Company has three days to explain whether its train designs are unsafe as newspaper claims

PUBLISHED : Thursday, 26 September, 2013, 1:23pm
UPDATED : Friday, 27 September, 2013, 4:33am
 

The transport chief has ordered the MTR to submit a report in three days on an alleged train design fault that could delay the opening of the South Island Line.

Secretary for Transport and Housing Anthony Cheung Bing-leung expressed concern about yesterday's Apple Daily report alleging that the width of some parts of the mainland-made trains exceeded the safety limit.

The report added that a redesign of the trains would delay the opening of the line for a year. It is expected to open in 2015.

The newspaper claimed its information came from an internal MTR document, and that the 10 driverless trains were ordered from Chinese manufacturer Changchun Railway Vehicles.

"We are concerned about any safety issues, so we have asked the MTR Corporation to provide a report within three days to explain [if] those allegations are valid," Cheung said yesterday.

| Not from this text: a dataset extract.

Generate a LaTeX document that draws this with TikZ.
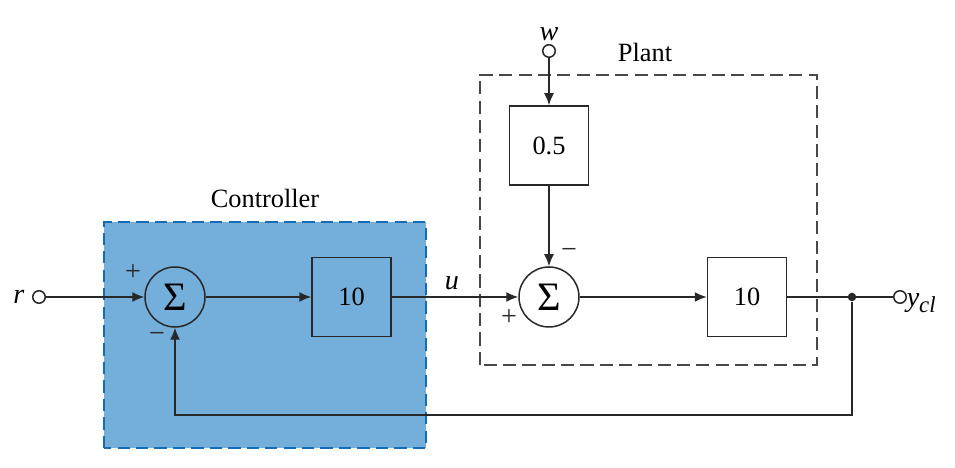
\documentclass[tikz,border=0pt]{standalone}
\usepackage{fontspec}
\setmainfont{Liberation Serif}
\usepackage{xcolor}
\usetikzlibrary{
    arrows.meta,
    positioning,
    calc
}
\definecolor{ctrlfill}{RGB}{116,174,218}
\definecolor{ctrledge}{RGB}{22,108,180}
\definecolor{wire}{RGB}{40,40,40}

\begin{document}
\begin{tikzpicture}[
            font=\fontsize{15}{18}\selectfont,
            >=Latex,
            line width=0.85pt,
            block/.style={draw=wire, minimum width=1.58cm, minimum height=1.58cm, inner sep=0pt},
            summer/.style={draw=wire, circle, minimum size=1.2cm, inner sep=0pt,
                           font=\fontsize{23}{25}\selectfont},
            port/.style={draw=wire, circle, fill=white, minimum size=0.25cm, inner sep=0pt},
            junction/.style={fill=wire, circle, minimum size=0.17cm, inner sep=0pt},
            sign/.style={font=\fontsize{16}{18}\selectfont, text=wire},
            sig/.style={font=\fontsize{16}{18}\selectfont\itshape},
            arr/.style={-{Latex[length=2.4mm, width=2mm]}, draw=wire},
            wireline/.style={draw=wire}
        ]
            \useasboundingbox (0,0) rectangle (19.1,9.36);

            % controller and plant frames
            \draw[fill=ctrlfill, draw=ctrledge, line width=1.1pt, dash pattern=on 7pt off 3.5pt]
                (2.08,0.4) rectangle (8.52,4.92);
            \node (ctrltitle) at (5.3,5.4) {Controller};
            \draw[draw=wire!85, line width=0.9pt, dash pattern=on 7.5pt off 3.5pt]
                (9.6,2.06) rectangle (16.34,7.86);
            \node (planttitle) at (12.9,8.32) {Plant};

            % blocks
            \node[port] (r) at (0.78,3.42) {};
            \node[sig, left=0.02cm of r] (rlabel) {r};
            \node[summer] (sum1) at (3.5,3.42) {Σ};
            \node[block] (ctrlgain) at (7.03,3.42) {10};
            \node[summer, fill=white] (sum2) at (10.98,3.42) {Σ};
            \node[block, fill=white] (wgain) at (10.98,6.45) {0.5};
            \node[block, fill=white] (plantgain) at (14.94,3.42) {10};
            \node[port] (w) at (10.98,8.34) {};
            \node[sig, above=-0.06cm of w] (wlabel) {w};
            \node[port] (ycl) at (18.0,3.42) {};
            \node[anchor=west, inner sep=0pt] (ycllabel) at (18.12,3.3)
                {\fontsize{16}{18}\selectfont\textit{y}\raisebox{-0.45ex}{\fontsize{13}{14}\selectfont\textit{cl}}};
            \coordinate (fbcorner) at (17.04,1.06);

            % signs
            \node[sign] (plus1) at (2.66,3.9) {+};
            \node[sign] (minus1) at (3.14,2.62) {−};
            \node[sign] (plus2) at (10.18,3.0) {+};
            \node[sign] (minus2) at (11.38,4.3) {−};

            % wires
            \draw[arr] (r) -- (sum1);
            \draw[arr] (sum1) -- (ctrlgain);
            \draw[arr] (ctrlgain) -- node[sig, above=0.02cm, xshift=-0.06cm]{u} (sum2);
            \draw[arr] (w) -- (wgain);
            \draw[arr] (wgain) -- (sum2);
            \draw[arr] (sum2) -- (plantgain);
            \draw[wireline] (plantgain) -- (ycl);
            \node[junction] (tap) at (17.04,3.42) {};
            \draw[arr] (tap) -- (fbcorner) -| (sum1.south);
        \end{tikzpicture}
\end{document}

He said the safety requirements for the South Island Line - which will link Admiralty and South Horizons - were the same as all other lines in the railway network, and that all new trains had to pass stringent tests set by the Electrical and Mechanical Services Department.

The Apple Daily report said the bearing box in the wheels of the trains exceeded the permitted kinematic envelope - the outline of space occupied by a rail vehicle in motion - by 4.68cm, and the gear case box by 2.58cm. It said the boxes might hit items around a train in motion and could cause derailment.

Engineer Albert Lai Kwong-tak, of the Professional Commons lobby group, said he had seen the internal MTR documents, which showed the company did not know about the issues until a few months ago. The documents also specified that the design fault was the MTR's responsibility rather than the manufacturer's.

Lai said the documents showed the MTR had yet to decide how to deal with the fault. "It's either about changing the train's design or making amendments on civil engineering works. It's expensive to make new trains and it's also difficult to amend tunnels," he said.

The MTR last night said it had stringent requirements for train design, which allowed sufficient clearance between the moving trains and station platforms, tunnels and other fixtures. It has ordered 22 trains from the mainland manufacturer since 2008.